Adam realised what was about to happen and hastily glanced back the way they’d came, just as ... something ... pulsed through the air. It felt like a gust of stormy wind, yet terrifyingly unnatural ... he looked back and saw three statues, frozen in casting poses. The sorcerers were dead or trapped in stone or ... he knew magic, he’d seen magic, but this felt different. He knew, now, why so many people were utterly terrified of Gorgons ...
Master Dagon cleared his throat. “Move!”
Adam flushed and snapped into motion. Master Dagon was casting spells, shooting balls of light in all directions. Adam hoped he was doing something useful as they turned the corner and came face to face with a pair of guards. Adam snapped off a shot, hitting one in the chest; Taffy shot the other a moment later, putting her bullet through his throat. Adam’s victim gurgled and fell to the ground. Adam hoped, numbly, he’d survive long enough for medical attention, even though it was unlikely. The king wasn’t going to waste a healer’s services on a simple guard.
“There’s a magician coming,” Master Dagon said. “A strong one, I think.”
“Arnold?” Adam shivered. He’d encountered the rogue sorcerer twice and survived, but he was honest enough with himself to admit there’d been a great deal of luck involved. “Or someone else?”

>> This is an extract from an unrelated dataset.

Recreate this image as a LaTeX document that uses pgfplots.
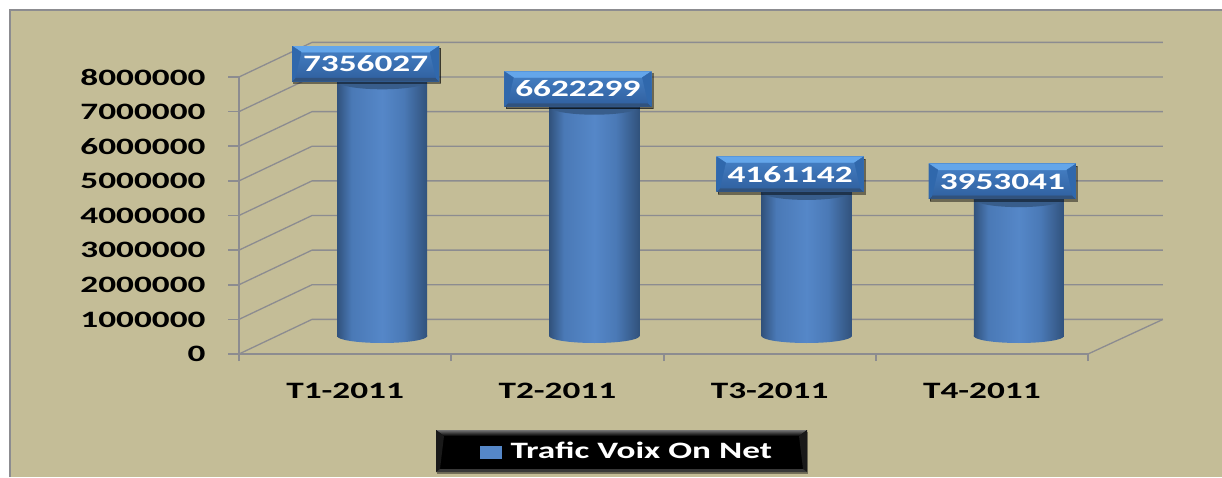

“I don’t know,” Master Dagon said. “I’ll meet him here. The Gorgon can stay behind me, just in case. You two” – he pointed to a door at the far end of the corridor – “go find her.”
Adam nodded, keeping an eye on the compass as he hurried down the corridor. The door wasn’t locked, but he pressed a magic-detecting tile against the wood and cursed under his breath as it vibrated urgently. The compass insisted Lilith was inside ... he hoped it meant she was really inside, not on the other side of a far wall, as he pulled another tile from his belt and slapped it against the door. The tile glowed and exploded, dispelling the charm and knocking the door off its hinges. Adam motioned for Taffy to stay back and inched through the door. It looked more like a nice sitting room, if rather lacking in furniture, than a prison cell.
His heart caught in his throat. Lilith was sitting in front of him, wearing a simple yellow shift that fell to her knees. Her hair fell around her face, cascading around her neckline and spilling down to her breasts. The memory of what they’d done together distracted him, for a second, as Lilith’s hand moved into a casting pose. If her face hadn’t twisted, he’d have had no warning at all.
Magic darted from her hand. Adam jumped aside as the charm shot past. His mind skipped a beat. Lilith was attacking him? She hadn’t done that, not really, since ... he heard Taffy swear behind him as Lilith rose to her feet, her body moving so oddly that, for a moment, Adam thought she was being manipulated like a puppet. Her hair spilled out around her as she raised her hand again, her movements slow and jerky and so very unlike her. And her face ...
Adam’s blood ran cold as her hair fell back, revealing the collar. Horror ran through him. He’d seen the orcs, but this ... he nearly froze, helplessly, as he realised someone had used spell circuits to make the collar. They’d used his techniques! Rage burned through his mind, followed by fear. Lilith was fighting from the inside, trying desperately to regain control of her body – she had to be, or he’d have been cursed by now – and yet she was doomed. Her eyes were dim and tired and ... he ducked a curse that really should have hit him, that would have hit him if her hand hadn’t jerked at the very last moment. His grip tightened on his pistol, before he put it aside. What could he do with it? Shoot her?